Cutting a set of bands recently, I noticed that when I drew both bands back,my marks on the bands for where the pouch would end up after tying were way off on one band against the other.I always said that you can make the cut equal,cut them from the same sheet and they still can draw differently. I mark my bands out on a sheet starting from the wide end and then measure down to the narrow end and draw a line across where I want the pouch tie to end up. I then leave about an inch or so extra to run through the pouch for tying. That mark is your guide to whether both bands you cut for a set are equal or not. After making the cut on both bands hold on to the wide end of both bands then grab the narrow end up to the where the line is. Now hold the set up to the light and draw back. Both lines should stay together when stretched. If not,then they will never draw the same when mounted. I've had differences of up to 2 inches with bands that were cut right next to each other on the same sheet. A set like that will never shoot good no matter how you mount them on your frame. Try this trick for a better tuned set of bands. Flatband


----------



## Hrawk (Oct 25, 2010)

One trick I use when tying bands to a frame:

I tie one side, then loop the pouch around an old skateboard wheel and bearing I have mounted.
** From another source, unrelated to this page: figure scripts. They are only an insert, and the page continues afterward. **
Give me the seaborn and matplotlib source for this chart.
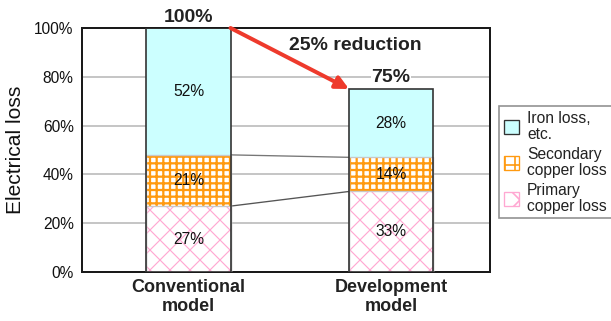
import matplotlib
matplotlib.use("Agg")
import matplotlib.pyplot as plt
import seaborn as sns
import pandas as pd
import numpy as np
from matplotlib.patches import Patch

# ---- data ----
categories = ["Conventional\nmodel", "Development\nmodel"]
primary_copper = [27, 33]
secondary_copper = [21, 14]
iron_loss = [52, 28]
legend_labels = ["Iron loss,\netc.", "Secondary\ncopper loss", "Primary\ncopper loss"]
yticks = [0, 20, 40, 60, 80, 100]

sns.set_style("white")
plt.rcParams['font.family'] = ['Liberation Sans', 'DejaVu Sans']

DPI = 120
fig = plt.figure(figsize=(611 / DPI, 321 / DPI), dpi=DPI)
ax = fig.add_axes([82 / 611, (321 - 272) / 321, (490 - 82) / 611, (272 - 28) / 321])

cum1 = np.array(primary_copper)
cum2 = cum1 + np.array(secondary_copper)
cum3 = cum2 + np.array(iron_loss)
df = pd.DataFrame({"model": categories, "c1": cum1, "c2": cum2, "c3": cum3})

W = 0.415
CYAN = "#ccffff"
ORANGE = "#ff9a10"
PINK = "#ffa8d2"


def layer(col, face, edge, hatch, hlw, z):
    n0 = len(ax.patches)
    with plt.rc_context({'hatch.linewidth': hlw}):
        sns.barplot(data=df, x="model", y=col, width=W, color=face, ax=ax,
                    zorder=z, errorbar=None)
        for p in ax.patches[n0:]:
            p.set_facecolor(face)
            p.set_edgecolor(edge)
            p.set_linewidth(0)
            p.set_zorder(z)
            if hatch:
                p.set_hatch(hatch)
                if hasattr(p, "set_hatch_linewidth"):
                    p.set_hatch_linewidth(hlw)


plt.rcParams['hatch.linewidth'] = 1.0
layer("c3", CYAN, CYAN, None, 1, 2)
layer("c2", "white", ORANGE, "+++", 1.35, 3)
layer("c1", "white", PINK, "xx", 0.7, 4)

# segment separators and outline
for col in ["c1", "c2"]:
    ax.bar(range(len(categories)), df[col], width=W, fill=False,
           edgecolor="#c8c8c8", linewidth=0.8, zorder=5)
ax.bar(range(len(categories)), df["c3"], width=W, fill=False,
       edgecolor="#333333", linewidth=1.0, zorder=6)

# connecting lines between bars
for col, c in [("c1", "#555555"), ("c2", "#777777")]:
    ax.plot([0 + W / 2, 1 - W / 2], df[col].values, color=c, lw=0.8, zorder=1.5)

# inner labels
for i in range(len(categories)):
    for lo, v in [(0, primary_copper[i]), (cum1[i], secondary_copper[i]), (cum2[i], iron_loss[i])]:
        ax.text(i, lo + v / 2, f"{v}%", ha="center", va="center", fontsize=9.4,
                color="#111111", zorder=7)

# totals
for i, t in enumerate(cum3):
    ax.annotate(f"{t}%", (i, t), xytext=(0, 1.5), textcoords="offset points",
                ha="center", va="bottom", fontsize=11.6, fontweight="bold",
                color="#222222", zorder=7, annotation_clip=False,
                bbox=dict(fc="white", ec="none", pad=0.5))

# arrow
ax.annotate("", xy=(1 - W / 2, cum3[1]), xytext=(0 + W / 2, cum3[0]),
            arrowprops=dict(arrowstyle="-|>", color="#ee3a2c", lw=2.4,
                            mutation_scale=16, shrinkA=0, shrinkB=0),
            zorder=8, annotation_clip=False)
ax.text(0.669, 0.93, f"{cum3[0] - cum3[1]}% reduction", transform=ax.transAxes,
        ha="center", va="center", fontsize=11.6, fontweight="bold", color="#222222",
        zorder=8)

# axes styling
ax.set_ylim(0, 100)
ax.set_xlim(-0.526, 1.489)
ax.set_yticks(yticks)
ax.set_yticklabels([f"{t}%" for t in yticks], fontsize=9.3, color="#111111")
ax.tick_params(axis="y", length=0, pad=5)
ax.set_xticks(range(len(categories)))
ax.set_xticklabels(categories, fontsize=10.8, fontweight="bold", color="#222222",
                   linespacing=1.1)
ax.tick_params(axis="x", which="major", length=0, pad=4.5)
ax.set_xticks([0.5], minor=True)
ax.tick_params(axis="x", which="minor", direction="in", length=2.5, width=1.2,
               color="#222222")
ax.set_xlabel("")
ax.set_ylabel("Electrical loss", fontsize=12.6, color="#111111", va="center")
ax.yaxis.set_label_coords(-0.164, 0.5)
for s in ax.spines.values():
    s.set_visible(True)
    s.set_color("#1a1a1a")
    s.set_linewidth(1.2)
for y in yticks[1:-1]:
    ax.axhline(y, color="#b4b4b4", lw=0.9, zorder=1)

# legend
handles = [
    Patch(facecolor=CYAN, edgecolor="#333333", linewidth=0.8),
    Patch(facecolor="white", edgecolor=ORANGE, hatch="++", linewidth=0.8),
    Patch(facecolor="white", edgecolor=PINK, hatch="x", linewidth=0.8),
]
leg = fig.legend(handles, legend_labels, loc="upper left",
                 bbox_to_anchor=(499 / 611, 1 - 106 / 321), bbox_transform=fig.transFigure,
                 fontsize=9.4, frameon=True, fancybox=False, edgecolor="#777777",
                 handlelength=1.0, handleheight=1.0, handletextpad=0.5,
                 borderpad=0.3, labelspacing=0.3, borderaxespad=0)
leg.get_frame().set_linewidth(1.0)
for t in leg.get_texts():
    t.set_linespacing(1.1)
    t.set_color("#222222")

fig.savefig("out.png", dpi=DPI)
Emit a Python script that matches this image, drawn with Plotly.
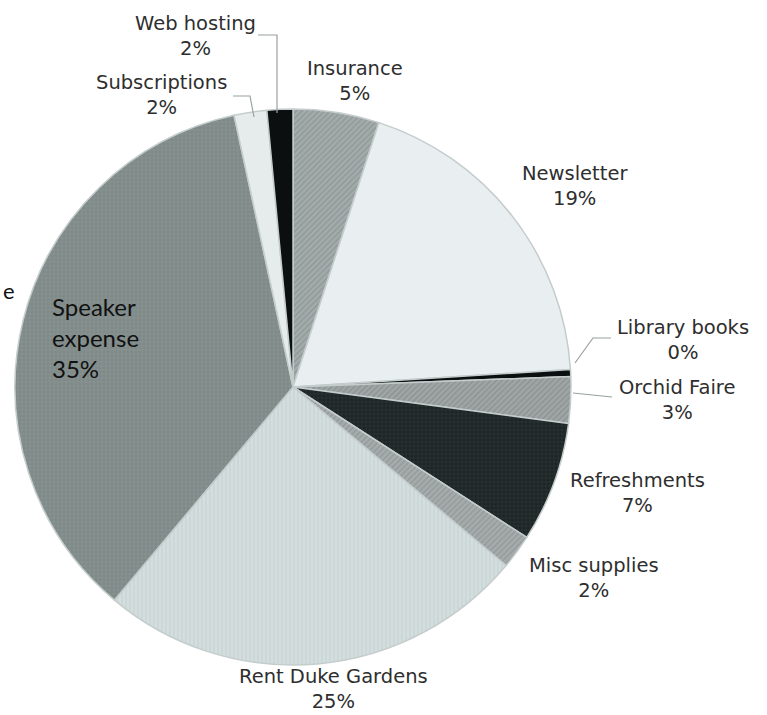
import plotly.graph_objects as go

W, H = 767, 715

categories = ["Insurance", "Newsletter", "Library books", "Orchid Faire", "Refreshments",
              "Misc supplies", "Rent Duke Gardens", "Speaker expense", "Subscriptions", "Web hosting"]
values = [5.0, 19.0, 0.4, 2.7, 7.0, 2.0, 25.0, 35.5, 1.9, 1.5]
pct_labels = ["5%", "19%", "0%", "3%", "7%", "2%", "25%", "35%", "2%", "2%"]

colors = ["#a3abab", "#e9eef0", "#0c0f0f", "#a0a6a6", "#1c2424",
          "#a6acac", "#d4dede", "#7f8a88", "#e6ecec", "#0c0f0f"]
pat_shapes = ["/", "", "", "/", "+", "/", "|", "+", "", ""]
pat_fg = ["#7c8484", "#e9eef0", "#0c0f0f", "#777d7d", "#3a4444",
          "#808686", "#bccaca", "#93a09e", "#e6ecec", "#0c0f0f"]


def px(x, y):
    return x / W, 1 - y / H


cx, cy, r = 293, 387, 278
x0, y0 = px(cx - r, cy + r)
x1, y1 = px(cx + r, cy - r)

fig = go.Figure(go.Pie(
    labels=categories,
    values=values,
    sort=False,
    direction="clockwise",
    rotation=0,
    textinfo="none",
    hoverinfo="label+percent",
    marker=dict(colors=colors,
                line=dict(color="#c4cccc", width=1.5),
                pattern=dict(shape=pat_shapes, fgcolor=pat_fg, size=4, solidity=0.35,
                             fillmode="overlay")),
    domain=dict(x=[x0, x1], y=[y0, y1]),
    showlegend=False,
))

label_font = dict(family="DejaVu Sans", size=19.5, color="#2e2e2e")
# label positions (pixel centres) for two-line labels
label_pos = {
    "Insurance": (355, 81),
    "Newsletter": (575, 186),
    "Library books": (683, 340),
    "Orchid Faire": (677, 400),
    "Refreshments": (637, 493),
    "Misc supplies": (594, 578),
    "Rent Duke Gardens": (333, 689),
    "Subscriptions": (161, 95),
    "Web hosting": (195, 36),
}

annotations = []
for cat, pct in zip(categories, pct_labels):
    if cat == "Speaker expense":
        ax, ay = px(50, 338)
        annotations.append(dict(
            x=ax, y=ay, xref="paper", yref="paper", xanchor="left", yanchor="middle",
            text=f"Speaker<br>expense<br>{pct}", showarrow=False, align="left",
            font=dict(family="Lato", size=24, color="#111111")))
        continue
    lx, ly = label_pos[cat]
    ax, ay = px(lx, ly)
    annotations.append(dict(
        x=ax, y=ay, xref="paper", yref="paper", xanchor="center", yanchor="middle",
        text=f"{cat}<br>{pct}", showarrow=False, align="center", font=label_font))

# clipped neighbouring text fragment at left edge
ex, ey = px(1, 290)
annotations.append(dict(x=ex, y=ey, xref="paper", yref="paper", xanchor="left",
                        yanchor="middle", text="e", showarrow=False,
                        font=dict(family="Lato", size=22, color="#111111")))

leader_lines = [
    [(258, 35), (277, 35), (277, 113)],
    [(233, 96), (250, 96), (254, 117)],
    [(611, 338), (593, 338), (575, 363)],
    [(612, 397), (573, 393)],
]
shapes = []
for pts in leader_lines:
    path = "M " + " L ".join(f"{px(x, y)[0]},{px(x, y)[1]}" for x, y in pts)
    shapes.append(dict(type="path", xref="paper", yref="paper", path=path,
                       line=dict(color="#9aa0a0", width=1.2)))

fig.update_layout(
    width=W, height=H,
    margin=dict(l=0, r=0, t=0, b=0),
    paper_bgcolor="white",
    plot_bgcolor="white",
    annotations=annotations,
    shapes=shapes,
)

fig.write_html("out.html")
I tension the bands and make sure the pouch is centred on the wheel before tying the second band. This way I can guarantee both bands are pulling the same weight.


----------



## Charles (Aug 26, 2010)

Good tips, guys! Thanks.

Cheers ...... Charles


----------



## AJW (Apr 24, 2011)

Thanks guys, that is really good information and great for you guys, you'll have better scores. However, if my bands are balanced and pulling equal, what excuse will I have for still shooting like a wiener.

Al


----------



## Blue Danube (Sep 24, 2011)

Just out of curiousity, do you guy prestretch the bands a couple times before tying off? I have found it works well with Alliance Supreme 107's.


----------



## Flatband (Dec 18, 2009)

Oh yeah Blue, I always do it! Flatband


----------



## Blue Danube (Sep 24, 2011)

Wheeew, good I thougjt it might be a good idea, juust checking


----------



## Beanflip (Sep 11, 2010)

Good info guys!


----------



## RedRubber (Nov 8, 2011)

Thanks for the info fellas!

RR


----------